▸ **SUPPLIED ENTRIES**:

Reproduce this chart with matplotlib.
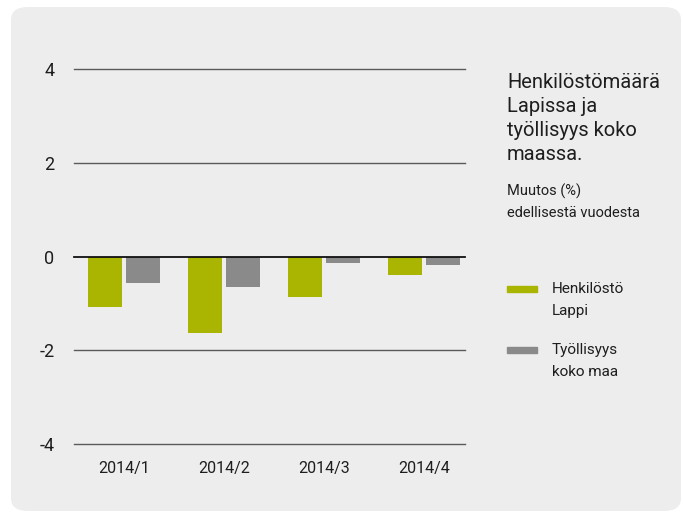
import matplotlib
matplotlib.use('Agg')
import matplotlib.pyplot as plt
from matplotlib.patches import FancyBboxPatch
import numpy as np

plt.rcParams['font.family'] = ['Roboto', 'DejaVu Sans']

categories = ['2014/1', '2014/2', '2014/3', '2014/4']
henkilosto_lappi = [-1.07, -1.64, -0.87, -0.40]
tyollisyys_maa = [-0.57, -0.66, -0.13, -0.19]
yticks = [-4, -2, 0, 2, 4]

title = 'Henkilöstömäärä\nLapissa ja\ntyöllisyys koko\nmaassa.'
subtitle = 'Muutos (%)\nedellisestä vuodesta'
series_labels = ['Henkilöstö\nLappi', 'Työllisyys\nkoko maa']

green = '#a9b500'
gray = '#8a8a8b'
bg = '#ededed'
txt = '#1e1e1e'

W, H = 683, 512
fig = plt.figure(figsize=(W / 100, H / 100), dpi=100, facecolor='white')

# rounded background panel
panel = FancyBboxPatch((11 / W, 1 - 511 / H), (681 - 11) / W, (511 - 7) / H,
                       boxstyle='round,pad=0,rounding_size=0.025',
                       transform=fig.transFigure, facecolor=bg, edgecolor='none',
                       zorder=-5)
fig.patches.append(panel)

# axes: x from 74 to 465 px, y from 4 at 69px to -4 at 444px
ax = fig.add_axes([74 / W, 1 - 444 / H, (465 - 74) / W, (444 - 69) / H])
ax.set_zorder(2)
ax.set_facecolor('none')

x = np.arange(len(categories))
bw = 0.34
ax.bar(x - 0.19, henkilosto_lappi, width=bw, color=green, zorder=2)
ax.bar(x + 0.19, tyollisyys_maa, width=bw, color=gray, zorder=2)

for y in yticks:
    ax.axhline(y, color='#111111' if y == 0 else '#5a5a5a',
               lw=1.3 if y == 0 else 1.0, zorder=3 if y == 0 else 1,
               clip_on=False)

ax.set_xlim(-0.5, 3.41)
ax.set_ylim(-4, 4)
ax.set_yticks(yticks)
ax.set_yticklabels([str(v) for v in yticks], fontsize=13, color=txt)
ax.set_xticks(x)
ax.set_xticklabels(categories, fontsize=11.5, color=txt)
ax.tick_params(axis='y', length=0, pad=14)
ax.tick_params(axis='x', length=0, pad=12)
for s in ax.spines.values():
    s.set_visible(False)

# side texts
fig.text(507 / W, 1 - 73 / H, title, fontsize=14.5, color=txt, va='top',
         ha='left', linespacing=1.33)
fig.text(507 / W, 1 - 184 / H, subtitle, fontsize=10.5, color=txt, va='top',
         ha='left', linespacing=1.65)

# legend
for i, (lab, col) in enumerate(zip(series_labels, [green, gray])):
    yc = 289 + i * 61
    fig.patches.append(plt.Rectangle((507 / W, 1 - (yc + 3) / H), 30 / W, 6 / H,
                                     transform=fig.transFigure, color=col))
    fig.text(552 / W, 1 - (yc - 7) / H, lab, fontsize=11, color=txt,
             va='top', ha='left', linespacing=1.7)

fig.savefig('out.png', dpi=100, facecolor='white')
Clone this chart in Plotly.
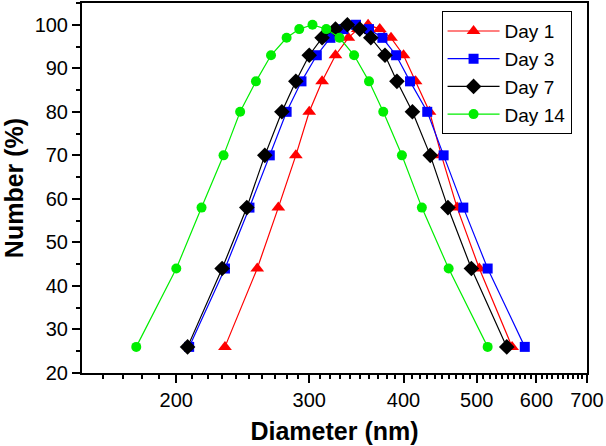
import plotly.graph_objects as go

# Data
levels = [26, 44, 58, 70, 80, 87, 93, 97, 99, 100, 99, 97, 93, 87, 80, 70, 58, 44, 26]
day1_x = [232, 256, 273, 288, 300, 312, 325, 338, 348, 359, 372, 385, 400, 415, 433, 449, 471, 504, 557]
day3_x = [208, 232, 250, 266, 280, 293, 307, 320, 333, 346, 360, 375, 391, 408, 430, 452, 480, 517, 579]
day7_x = [207, 230, 248, 262, 276, 288, 300, 312, 325, 337, 350, 362, 378, 392, 411, 434, 458, 492, 548]
day14_x = [177, 200, 216, 231, 243, 255, 267, 280, 291, 303, 316, 329, 344, 360, 376, 398, 423, 459, 517]

series_names = ["Day 1", "Day 3", "Day 7", "Day 14"]
x_tick_vals = [200, 300, 400, 500, 600, 700]
x_tick_text = ["200", "300", "400", "500", "600", "700"]
y_tick_vals = [20, 30, 40, 50, 60, 70, 80, 90, 100]

FONT = "Liberation Sans, Arial, sans-serif"

styles = [
    dict(color="#ff0000", symbol="triangle-up", size=12),
    dict(color="#0000ff", symbol="square", size=10),
    dict(color="#000000", symbol="diamond", size=12),
    dict(color="#00ee00", symbol="circle", size=10),
]
xs = [day1_x, day3_x, day7_x, day14_x]

fig = go.Figure()
for name, x, st in zip(series_names, xs, styles):
    fig.add_trace(go.Scatter(
        x=x, y=levels, name=name, mode="lines+markers",
        line=dict(color=st["color"], width=1.2),
        marker=dict(color=st["color"], symbol=st["symbol"], size=st["size"],
                    line=dict(width=0)),
    ))

minor_x = [v for v in range(160, 700, 10) if v not in x_tick_vals]

fig.update_layout(
    width=606, height=446,
    margin=dict(l=82, r=19, t=1, b=73),
    paper_bgcolor="white", plot_bgcolor="white",
    font=dict(family=FONT, size=20, color="black"),
    showlegend=True,
    legend=dict(
        x=0.712, y=0.978, xanchor="left", yanchor="top",
        bgcolor="white", bordercolor="black", borderwidth=1,
        font=dict(family=FONT, size=19, color="black"),
        tracegroupgap=0, itemwidth=52,
    ),
    xaxis=dict(
        type="log", range=[2.1761, 2.8451],
        tickmode="array", tickvals=x_tick_vals, ticktext=x_tick_text,
        ticks="outside", ticklen=8, tickwidth=2, tickcolor="black",
        showline=True, linecolor="black", linewidth=2, mirror=True,
        showgrid=False, zeroline=False,
        tickfont=dict(family=FONT, size=20, color="black"),
        minor=dict(tickmode="array", tickvals=minor_x, ticks="outside",
                   ticklen=4, tickwidth=1.5, tickcolor="black", showgrid=False),
        title=dict(text="<b>Diameter (nm)</b>", standoff=12,
                   font=dict(family=FONT, size=25, color="black")),
    ),
    yaxis=dict(
        range=[20, 105],
        tickmode="array", tickvals=y_tick_vals,
        ticks="outside", ticklen=8, tickwidth=2, tickcolor="black",
        showline=True, linecolor="black", linewidth=2, mirror=True,
        showgrid=False, zeroline=False,
        tickfont=dict(family=FONT, size=20, color="black"),
        minor=dict(dtick=5, tick0=25, ticks="outside", ticklen=4,
                   tickwidth=1.5, tickcolor="black", showgrid=False),
        title=dict(text="<b>Number (%)</b>", standoff=6,
                   font=dict(family=FONT, size=25, color="black")),
    ),
)

fig.write_html("out.html", config={"displayModeBar": False},
               post_script="document.body.style.margin='0';document.body.style.overflow='hidden';")
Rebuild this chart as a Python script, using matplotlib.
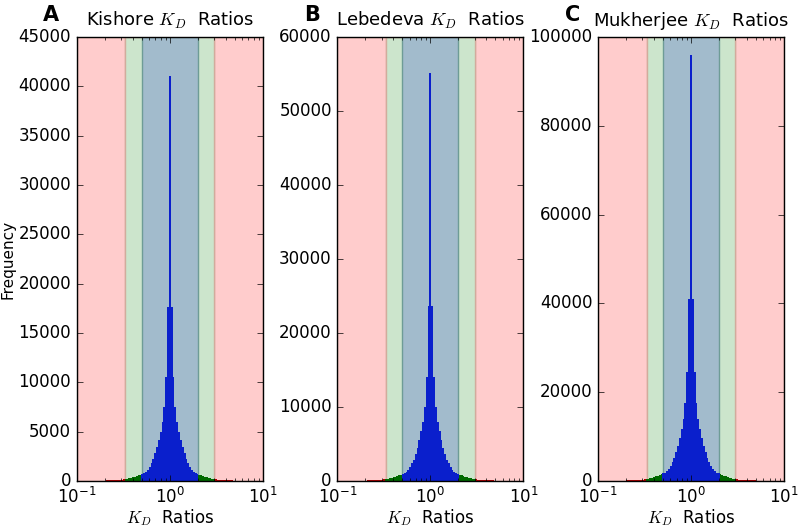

▸ **AIM**: Copy every line in the entries above that has the string "chart" in it.

▸ **FINISHED EXERCISE**:
Reproduce this chart with matplotlib.
Clone this chart in Plotly.
Rebuild this chart as a Python script, using matplotlib.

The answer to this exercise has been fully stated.